Arifa Akbar, The Guardian
"Even more remarkably, it keeps all the power of a live performance while simultaneously adding a filmic pizzazz including some breathtaking aerial shots. There is extraordinary direction – again under Thomas Kail – so that the cameras capture the mise en scène of theatre without losing any of the closeup intimacy of film.
"Miranda's lead performance brims with understated brilliance. Every actor alongside him performs with just as much conviction though some with more swagger: Phillipa Soo is a demure Eliza Hamilton until she breaks out, gloriously, into beat-boxing; Diggs is a funny, scrappy Thomas Jefferson with his edgy raps and his attitude; Renée Elise Goldsberry is a heartfelt Angelica Schuyler, with a sensational, and soulful, singing voice to boot.
"The film keeps all the energy of the stage, from the large-scale war scenes to the political power battles which are staged as rap battles. But it also takes us into tight shots of Angelica as she sings of her secret love for Hamilton, or of King George (Groff), the camera so close we can see the spittle of his anger over the loss of his American colony."
Chris Harvey, The Telegraph
"If the arrival of Hamilton: the musical to London in December 2017 was prefigured by a tropical cyclone of hype, then its appearance on Disney Plus this week has brought its own mini-typhoon of excitement. Hamilton really is one of those productions that inspires fervour, but can this epic rendering of the politics of Revolutionary America possibly translate to the small screen? The answer is yes. In a duel, it might even win."
"The reaction is still one of astonishment that Miranda has been able to take this complex tale of political idealism, backroom horse-trading and the establishment of a bank (now BNY Mellon, with annual revenues of around $15bn) and somehow make it fun."

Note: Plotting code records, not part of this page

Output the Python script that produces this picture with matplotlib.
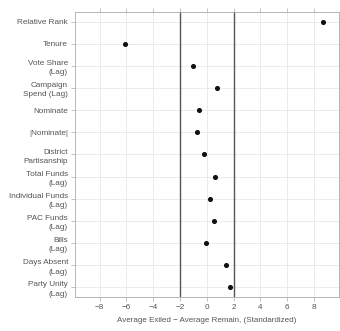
import matplotlib
matplotlib.use("Agg")
import matplotlib.pyplot as plt
import numpy as np

labels = ["Relative Rank", "Tenure", "Vote Share\n(Lag)", "Campaign\nSpend (Lag)",
          "Nominate", "|Nominate|", "District\nPartisanship", "Total Funds\n(Lag)",
          "Individual Funds\n(Lag)", "PAC Funds\n(Lag)", "Bills\n(Lag)",
          "Days Absent\n(Lag)", "Party Unity\n(Lag)"]
values = [8.7, -6.1, -1.05, 0.75, -0.55, -0.75, -0.18, 0.6, 0.27, 0.55, -0.05, 1.44, 1.74]
xticks = [-8, -6, -4, -2, 0, 2, 4, 6, 8]
ref_lines = [-2, 2]

plt.rcParams['font.family'] = ['Liberation Sans', 'DejaVu Sans']
fig = plt.figure(figsize=(3.4, 3.31), dpi=100)
ax = fig.add_axes([75/340, 1-297/331, (339-75)/340, (297-12)/331])

n = len(labels)
ypos = np.arange(n)[::-1] + 1

ax.scatter(values, ypos, s=7, color='#111111', zorder=3)
for r in ref_lines:
    ax.axvline(r, color='#555555', lw=1.0, zorder=2)

ax.set_xlim(-9.83, 9.87)
ax.set_ylim(0.57, n + 0.43)
ax.set_xticks(xticks)
ax.set_xticklabels([str(t) if t >= 0 else "\u2212" + str(-t) for t in xticks])
ax.set_yticks(ypos)
ax.set_yticklabels(labels, ha='right', multialignment='right', linespacing=1.45)
ax.grid(True, color='#e8e8e8', lw=0.6, zorder=0)
ax.set_axisbelow(True)

ax.tick_params(axis='both', colors='#aaaaaa', labelcolor='#555555', labelsize=5.9,
               length=3, width=0.5, pad=2)
ax.tick_params(axis='x', top=True, labeltop=False)
for s in ax.spines.values():
    s.set_color('#aaaaaa')
    s.set_linewidth(0.6)

ax.set_xlabel("Average Exiled \u2212 Average Remain, (Standardized)", fontsize=5.8,
              color='#555555', labelpad=4)

fig.savefig("out.png", dpi=100)
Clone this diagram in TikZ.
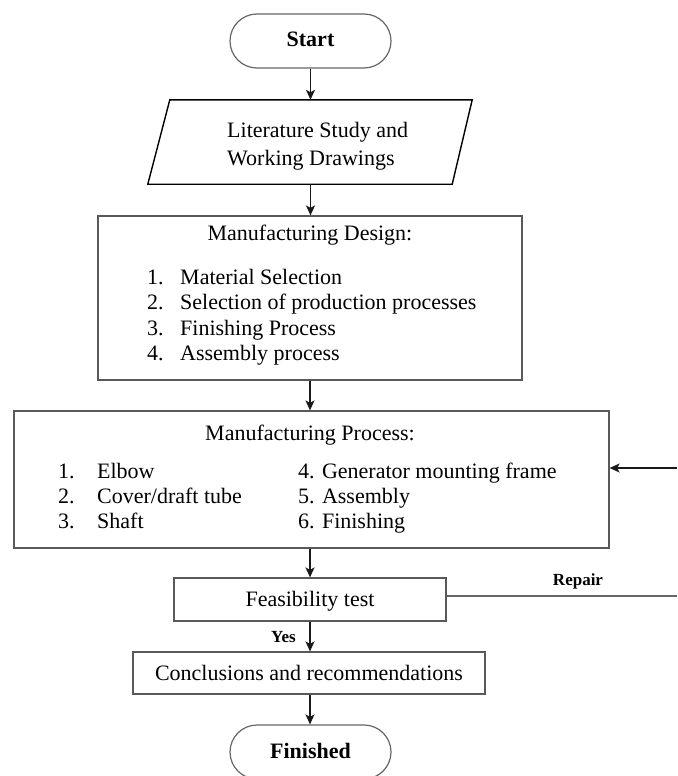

"He does it, of course, with an astounding verbal dexterity which is the key to why Hamilton is so admired: 'Two Virginians and an immigrant walk into a room/ Diametric'ly opposed, foes/ They emerge with a compromise, having opened doors that were/ Previously closed/ Bros'."
AO Scott, New York Times
"Hamilton, which premiered at New York's Public Theatre in early 2015 before moving to Broadway and then into every precinct of American popular culture, may be the supreme artistic expression of an Obama-era ideal of progressive, multicultural patriotism.
"Casting black and Latino actors as the founding fathers and their allies – Diggs as Thomas Jefferson and the Marquis de Lafayette, Christopher Jackson as George Washington, and Odom Jr as Hamilton's mortal frenemy Aaron Burr – was much more than a gesture of inclusiveness. The show's argument, woven through songs that brilliantly synthesised hip-hop, show tunes, and every flavour of pop, was that American history is an open book. Any of us should be able to write ourselves."